Task prompt:
How does the data below read from its first line through the line containing "const yTicks = [-24, -22, -20, -18, -16, -14, -12, -10];"? Print those lines exactly.

Provided data:
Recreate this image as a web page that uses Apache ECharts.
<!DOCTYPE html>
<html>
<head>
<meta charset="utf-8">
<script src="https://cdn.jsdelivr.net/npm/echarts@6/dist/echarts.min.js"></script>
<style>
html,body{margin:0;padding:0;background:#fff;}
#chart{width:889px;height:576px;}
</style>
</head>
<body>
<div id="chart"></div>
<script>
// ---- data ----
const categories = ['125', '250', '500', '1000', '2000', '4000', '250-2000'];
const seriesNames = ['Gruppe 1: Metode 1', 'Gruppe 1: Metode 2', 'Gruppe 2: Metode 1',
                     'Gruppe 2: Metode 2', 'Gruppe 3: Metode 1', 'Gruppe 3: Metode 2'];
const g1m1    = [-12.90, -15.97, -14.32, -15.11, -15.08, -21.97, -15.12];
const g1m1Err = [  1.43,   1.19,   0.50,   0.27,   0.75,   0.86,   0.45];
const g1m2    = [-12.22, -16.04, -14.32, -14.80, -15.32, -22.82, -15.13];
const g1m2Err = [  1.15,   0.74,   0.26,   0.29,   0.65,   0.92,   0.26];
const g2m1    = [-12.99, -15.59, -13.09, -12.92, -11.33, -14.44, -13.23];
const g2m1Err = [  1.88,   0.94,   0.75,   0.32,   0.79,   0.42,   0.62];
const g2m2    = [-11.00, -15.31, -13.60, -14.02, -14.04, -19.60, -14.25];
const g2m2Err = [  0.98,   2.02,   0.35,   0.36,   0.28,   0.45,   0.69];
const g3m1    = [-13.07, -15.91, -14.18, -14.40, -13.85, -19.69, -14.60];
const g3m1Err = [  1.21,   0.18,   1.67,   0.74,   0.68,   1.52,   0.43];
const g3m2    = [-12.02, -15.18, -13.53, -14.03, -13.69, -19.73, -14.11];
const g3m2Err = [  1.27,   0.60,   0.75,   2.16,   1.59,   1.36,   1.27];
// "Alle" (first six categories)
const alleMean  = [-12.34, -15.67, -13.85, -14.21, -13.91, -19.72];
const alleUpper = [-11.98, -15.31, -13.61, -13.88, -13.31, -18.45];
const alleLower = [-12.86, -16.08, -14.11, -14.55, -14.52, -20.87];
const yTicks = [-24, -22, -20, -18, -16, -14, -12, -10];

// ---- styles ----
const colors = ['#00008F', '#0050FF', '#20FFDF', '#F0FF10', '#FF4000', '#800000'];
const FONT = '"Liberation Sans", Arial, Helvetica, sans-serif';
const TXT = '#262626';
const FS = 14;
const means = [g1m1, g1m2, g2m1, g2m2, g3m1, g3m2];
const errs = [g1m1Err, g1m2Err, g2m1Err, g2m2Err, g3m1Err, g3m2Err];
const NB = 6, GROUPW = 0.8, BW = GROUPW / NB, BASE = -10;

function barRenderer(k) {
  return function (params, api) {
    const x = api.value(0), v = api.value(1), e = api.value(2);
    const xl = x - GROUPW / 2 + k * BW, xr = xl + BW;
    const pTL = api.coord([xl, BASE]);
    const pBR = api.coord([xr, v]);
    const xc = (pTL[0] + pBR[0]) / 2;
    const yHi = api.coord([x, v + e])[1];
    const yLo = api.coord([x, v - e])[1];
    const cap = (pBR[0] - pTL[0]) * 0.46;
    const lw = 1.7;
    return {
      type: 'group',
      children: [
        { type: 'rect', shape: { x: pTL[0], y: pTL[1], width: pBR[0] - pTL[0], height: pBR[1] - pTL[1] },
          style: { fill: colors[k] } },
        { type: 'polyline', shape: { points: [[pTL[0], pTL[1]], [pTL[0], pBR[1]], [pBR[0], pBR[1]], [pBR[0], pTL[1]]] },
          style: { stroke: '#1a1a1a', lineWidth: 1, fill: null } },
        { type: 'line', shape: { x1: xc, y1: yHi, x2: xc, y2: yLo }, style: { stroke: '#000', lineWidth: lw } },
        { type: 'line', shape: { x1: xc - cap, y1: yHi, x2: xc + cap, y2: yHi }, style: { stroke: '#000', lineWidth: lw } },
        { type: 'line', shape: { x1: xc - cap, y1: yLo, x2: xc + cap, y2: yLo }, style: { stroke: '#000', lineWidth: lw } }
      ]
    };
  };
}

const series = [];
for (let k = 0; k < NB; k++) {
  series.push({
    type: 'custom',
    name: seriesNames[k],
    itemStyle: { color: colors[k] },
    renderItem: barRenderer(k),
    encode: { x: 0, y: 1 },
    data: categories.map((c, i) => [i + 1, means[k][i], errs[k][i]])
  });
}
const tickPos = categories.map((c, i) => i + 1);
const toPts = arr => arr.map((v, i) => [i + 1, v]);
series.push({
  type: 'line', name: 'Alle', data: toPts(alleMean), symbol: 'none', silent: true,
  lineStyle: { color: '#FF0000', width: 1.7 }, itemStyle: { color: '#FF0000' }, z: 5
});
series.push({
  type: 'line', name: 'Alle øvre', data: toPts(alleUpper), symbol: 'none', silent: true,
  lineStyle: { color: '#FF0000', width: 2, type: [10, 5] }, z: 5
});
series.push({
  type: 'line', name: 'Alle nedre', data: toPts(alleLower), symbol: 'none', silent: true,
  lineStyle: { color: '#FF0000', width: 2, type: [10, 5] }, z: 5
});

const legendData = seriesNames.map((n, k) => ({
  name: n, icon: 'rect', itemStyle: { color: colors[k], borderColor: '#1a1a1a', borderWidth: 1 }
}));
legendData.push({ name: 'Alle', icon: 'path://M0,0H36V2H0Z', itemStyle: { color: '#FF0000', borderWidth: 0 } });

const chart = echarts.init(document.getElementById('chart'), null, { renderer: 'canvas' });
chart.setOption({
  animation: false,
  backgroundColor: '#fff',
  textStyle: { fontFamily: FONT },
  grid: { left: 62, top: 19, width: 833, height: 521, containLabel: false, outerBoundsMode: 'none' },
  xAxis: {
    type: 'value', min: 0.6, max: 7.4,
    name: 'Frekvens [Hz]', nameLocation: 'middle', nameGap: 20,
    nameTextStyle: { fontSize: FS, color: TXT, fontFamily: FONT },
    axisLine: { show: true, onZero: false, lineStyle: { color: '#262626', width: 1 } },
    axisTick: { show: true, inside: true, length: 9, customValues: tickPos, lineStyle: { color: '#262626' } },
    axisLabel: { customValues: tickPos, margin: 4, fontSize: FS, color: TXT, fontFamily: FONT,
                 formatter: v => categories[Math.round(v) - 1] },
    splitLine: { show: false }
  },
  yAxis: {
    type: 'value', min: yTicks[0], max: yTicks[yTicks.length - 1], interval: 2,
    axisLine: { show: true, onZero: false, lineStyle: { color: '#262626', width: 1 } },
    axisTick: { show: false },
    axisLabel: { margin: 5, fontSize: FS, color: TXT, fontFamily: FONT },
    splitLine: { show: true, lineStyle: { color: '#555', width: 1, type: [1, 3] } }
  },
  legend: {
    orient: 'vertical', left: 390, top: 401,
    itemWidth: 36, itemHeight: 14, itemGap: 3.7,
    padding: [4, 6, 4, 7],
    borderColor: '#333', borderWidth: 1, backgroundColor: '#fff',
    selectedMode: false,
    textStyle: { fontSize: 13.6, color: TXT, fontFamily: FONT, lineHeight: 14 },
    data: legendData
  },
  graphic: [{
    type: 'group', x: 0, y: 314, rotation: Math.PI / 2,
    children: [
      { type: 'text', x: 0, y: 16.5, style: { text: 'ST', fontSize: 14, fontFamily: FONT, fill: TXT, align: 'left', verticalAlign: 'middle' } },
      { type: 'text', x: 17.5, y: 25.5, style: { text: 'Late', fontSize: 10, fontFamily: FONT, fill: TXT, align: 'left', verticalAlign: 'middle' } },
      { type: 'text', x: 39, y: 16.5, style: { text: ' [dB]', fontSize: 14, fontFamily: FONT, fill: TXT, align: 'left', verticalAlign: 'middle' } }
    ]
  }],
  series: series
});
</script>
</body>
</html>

Result of the task:
Recreate this image as a web page that uses Apache ECharts.
<!DOCTYPE html>
<html>
<head>
<meta charset="utf-8">
<script src="https://cdn.jsdelivr.net/npm/echarts@6/dist/echarts.min.js"></script>
<style>
html,body{margin:0;padding:0;background:#fff;}
#chart{width:889px;height:576px;}
</style>
</head>
<body>
<div id="chart"></div>
<script>
// ---- data ----
const categories = ['125', '250', '500', '1000', '2000', '4000', '250-2000'];
const seriesNames = ['Gruppe 1: Metode 1', 'Gruppe 1: Metode 2', 'Gruppe 2: Metode 1',
                     'Gruppe 2: Metode 2', 'Gruppe 3: Metode 1', 'Gruppe 3: Metode 2'];
const g1m1    = [-12.90, -15.97, -14.32, -15.11, -15.08, -21.97, -15.12];
const g1m1Err = [  1.43,   1.19,   0.50,   0.27,   0.75,   0.86,   0.45];
const g1m2    = [-12.22, -16.04, -14.32, -14.80, -15.32, -22.82, -15.13];
const g1m2Err = [  1.15,   0.74,   0.26,   0.29,   0.65,   0.92,   0.26];
const g2m1    = [-12.99, -15.59, -13.09, -12.92, -11.33, -14.44, -13.23];
const g2m1Err = [  1.88,   0.94,   0.75,   0.32,   0.79,   0.42,   0.62];
const g2m2    = [-11.00, -15.31, -13.60, -14.02, -14.04, -19.60, -14.25];
const g2m2Err = [  0.98,   2.02,   0.35,   0.36,   0.28,   0.45,   0.69];
const g3m1    = [-13.07, -15.91, -14.18, -14.40, -13.85, -19.69, -14.60];
const g3m1Err = [  1.21,   0.18,   1.67,   0.74,   0.68,   1.52,   0.43];
const g3m2    = [-12.02, -15.18, -13.53, -14.03, -13.69, -19.73, -14.11];
const g3m2Err = [  1.27,   0.60,   0.75,   2.16,   1.59,   1.36,   1.27];
// "Alle" (first six categories)
const alleMean  = [-12.34, -15.67, -13.85, -14.21, -13.91, -19.72];
const alleUpper = [-11.98, -15.31, -13.61, -13.88, -13.31, -18.45];
const alleLower = [-12.86, -16.08, -14.11, -14.55, -14.52, -20.87];
const yTicks = [-24, -22, -20, -18, -16, -14, -12, -10];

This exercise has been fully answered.